Hormone Replacement Therapy and Cholesterol, Breast Cancer: Risks Of HRT

According to some studies, estrogen replacement decreases LDL and increases HDL both by ten to fifteen percent which is good. HRT after menopause is known to reduce women’s risk of heart disease by half. But it is not the only solution for cholesterol as it is also not recommended for everyone.

Hormone Replacement Therapy And Cholesterol

Newer versions of HRT have placed them in a favorable position. Research shows that estrogen when used alone or in combination with a progestin (synthetic progesterone added to reduce harmful uterine tissue build-up) does not block the positive effects of estrogen on the lipids.

This HRT combination increases and improves HDL levels although in meagre amounts. There is an increase of 5 mg/dL of HDL if estrogen alone is used. But if progestin is added, there is a rise of approximately of 2 mg/dL.

Hormone Replacement Therapy and Breast Cancer

Newer version of HRT formulas will be available that will contain micronized and gentler form of progestin. These will have a lesser negative impact on estrogen’s positive effects. There are also heart healthy benefits from the HRT, it lowers high Blood Pressure and protects the arteries. But there is an increase in risk of developing breast cancer.

But breast cancer cause fewer death than heart disease. So the possible risk of breast cancer is secondary and convincingly negligible, because HRT saves lives of thousands of women from early death from heart disease. Doctors feel that only post-menopausal women with a blood clot or liver disease should be excluded from using HRT.

The oral contraceptive pill lowers cholesterol best, because it is taken by mouth and passes through the liver for metabolism and thereby has a direct effect on the liver function. But skin patch provides estrogen directly through the skin and from there into the blood stream. Although some estrogen may reach the liver its effects are much reduced. Inspite of that, women who use the patch gain some protection from heart disease. The patch is preferred over pill in cases where women have very high triglyceride levels because oral estrogen can raise triglyceride level.

Risk Factors of Hormone Replacement Therapy

Menopausal women experience a significant decline in hormones and as a consequence lose the benefits that hormones provide. Estrogen for example, is found throughout the body and is implicated in the health of many systems including the reproductive, cardiovascular and urinary tract. Hormones also provide protection for women’s bones. In the absence of adequate estrogen, women are more vulnerable to bone loss and perhaps carry a higher risk of hip fractures. In addition Hormone Replacement Therapy (HRT) has been used for years to treat symptoms in menopausal woman such as hot flashes and night sweats. While there are some benefits to HRT, there are also some significant risk factors for hormone replacement therapy as well.
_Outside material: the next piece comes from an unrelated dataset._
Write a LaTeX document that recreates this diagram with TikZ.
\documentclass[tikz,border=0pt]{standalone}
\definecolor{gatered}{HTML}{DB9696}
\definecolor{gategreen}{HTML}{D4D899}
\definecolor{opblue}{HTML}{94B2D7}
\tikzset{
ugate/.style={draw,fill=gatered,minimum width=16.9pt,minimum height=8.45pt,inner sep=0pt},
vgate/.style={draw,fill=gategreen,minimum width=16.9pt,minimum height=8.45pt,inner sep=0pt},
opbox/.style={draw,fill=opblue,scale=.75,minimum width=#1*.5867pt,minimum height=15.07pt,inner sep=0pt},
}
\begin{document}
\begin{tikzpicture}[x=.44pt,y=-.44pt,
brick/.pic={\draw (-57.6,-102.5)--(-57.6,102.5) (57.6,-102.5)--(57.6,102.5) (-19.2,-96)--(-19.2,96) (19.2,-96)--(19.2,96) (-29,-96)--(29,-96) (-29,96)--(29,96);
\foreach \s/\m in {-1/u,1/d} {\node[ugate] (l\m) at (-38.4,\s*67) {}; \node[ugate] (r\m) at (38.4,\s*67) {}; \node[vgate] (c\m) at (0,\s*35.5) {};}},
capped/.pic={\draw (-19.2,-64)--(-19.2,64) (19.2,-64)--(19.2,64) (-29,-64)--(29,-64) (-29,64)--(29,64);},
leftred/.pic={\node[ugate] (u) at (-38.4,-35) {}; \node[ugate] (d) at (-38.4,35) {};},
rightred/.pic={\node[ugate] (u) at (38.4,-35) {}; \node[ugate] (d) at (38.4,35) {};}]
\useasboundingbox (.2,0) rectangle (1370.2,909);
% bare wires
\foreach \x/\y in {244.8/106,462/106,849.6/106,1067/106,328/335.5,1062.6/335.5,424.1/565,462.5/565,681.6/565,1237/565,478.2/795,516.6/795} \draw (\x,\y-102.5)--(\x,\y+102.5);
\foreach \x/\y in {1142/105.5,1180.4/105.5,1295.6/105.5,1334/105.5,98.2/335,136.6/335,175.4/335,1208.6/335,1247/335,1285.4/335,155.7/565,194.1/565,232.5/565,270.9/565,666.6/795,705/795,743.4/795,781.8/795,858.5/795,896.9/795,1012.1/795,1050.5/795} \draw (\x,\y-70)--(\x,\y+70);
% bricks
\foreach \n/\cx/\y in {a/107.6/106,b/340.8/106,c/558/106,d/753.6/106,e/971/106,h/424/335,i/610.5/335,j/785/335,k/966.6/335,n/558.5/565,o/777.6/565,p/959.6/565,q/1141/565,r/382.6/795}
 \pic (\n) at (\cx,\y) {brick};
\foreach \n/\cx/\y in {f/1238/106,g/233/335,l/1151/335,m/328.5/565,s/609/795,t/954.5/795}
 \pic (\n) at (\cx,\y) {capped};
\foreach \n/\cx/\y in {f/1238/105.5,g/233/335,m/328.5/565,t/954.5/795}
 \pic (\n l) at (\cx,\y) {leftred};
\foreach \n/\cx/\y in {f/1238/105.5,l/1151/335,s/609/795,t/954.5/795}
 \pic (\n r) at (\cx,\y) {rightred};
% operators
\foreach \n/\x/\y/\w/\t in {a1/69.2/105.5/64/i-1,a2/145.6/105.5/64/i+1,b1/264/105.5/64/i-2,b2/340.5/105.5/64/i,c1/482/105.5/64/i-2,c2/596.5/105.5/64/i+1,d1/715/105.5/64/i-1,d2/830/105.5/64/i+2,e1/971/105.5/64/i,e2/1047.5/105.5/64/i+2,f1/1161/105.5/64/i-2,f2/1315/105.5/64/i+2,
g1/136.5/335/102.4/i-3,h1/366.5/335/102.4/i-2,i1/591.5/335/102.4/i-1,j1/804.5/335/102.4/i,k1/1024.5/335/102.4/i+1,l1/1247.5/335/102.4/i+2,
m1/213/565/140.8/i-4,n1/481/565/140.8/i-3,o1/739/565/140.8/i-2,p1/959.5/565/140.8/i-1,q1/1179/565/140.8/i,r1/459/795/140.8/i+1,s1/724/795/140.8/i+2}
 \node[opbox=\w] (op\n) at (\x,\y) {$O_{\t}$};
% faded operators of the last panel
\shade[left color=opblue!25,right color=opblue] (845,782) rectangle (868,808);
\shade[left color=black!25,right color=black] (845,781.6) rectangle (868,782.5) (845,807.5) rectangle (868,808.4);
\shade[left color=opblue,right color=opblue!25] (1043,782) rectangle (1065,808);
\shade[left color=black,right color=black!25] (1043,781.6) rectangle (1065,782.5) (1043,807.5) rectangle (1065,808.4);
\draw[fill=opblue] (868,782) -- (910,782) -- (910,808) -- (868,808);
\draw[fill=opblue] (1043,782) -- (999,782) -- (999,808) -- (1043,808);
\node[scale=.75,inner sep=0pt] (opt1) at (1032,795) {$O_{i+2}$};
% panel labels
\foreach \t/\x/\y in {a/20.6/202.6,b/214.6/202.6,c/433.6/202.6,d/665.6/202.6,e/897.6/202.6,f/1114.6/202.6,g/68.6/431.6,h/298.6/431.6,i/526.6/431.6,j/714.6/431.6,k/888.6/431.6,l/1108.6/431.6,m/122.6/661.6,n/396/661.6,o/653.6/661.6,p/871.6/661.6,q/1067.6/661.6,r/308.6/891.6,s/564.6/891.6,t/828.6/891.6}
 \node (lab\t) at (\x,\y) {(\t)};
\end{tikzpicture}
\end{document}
A study conducted by The National Institute of Health of the benefits and risk factors for Hormone replacement therapy was halted in 2002 because the risks to participants appeared to outweigh the benefits of continuing the study. Women who were taking an estrogen and progesterone combination showed a greater risk of invasive breast cancer, stroke and cardiovascular disease. In addition, there was an elevated risk of developing blood clots. Women who took estrogen by itself did not show an increased risk for breast cancer or heart disease, but they did have a higher risk of having a stroke. Further, estrogen alone therapy appears to increase the risk of endometrial cancer.

The risk factors for hormone replacement therapy may be minimized somewhat by a few factors. For instance, hormone replacement therapy taken in the early years of menopause may not increase the risk of cardiovascular disease. It is only in women over 60 that this risk factor is significant (Mayo Clinic). Low doses for a short duration may provide relief from menopause symptoms without adding a significant health risk. Women considering beginning HRT should discuss all risk factors of hormone replacement with their physicians.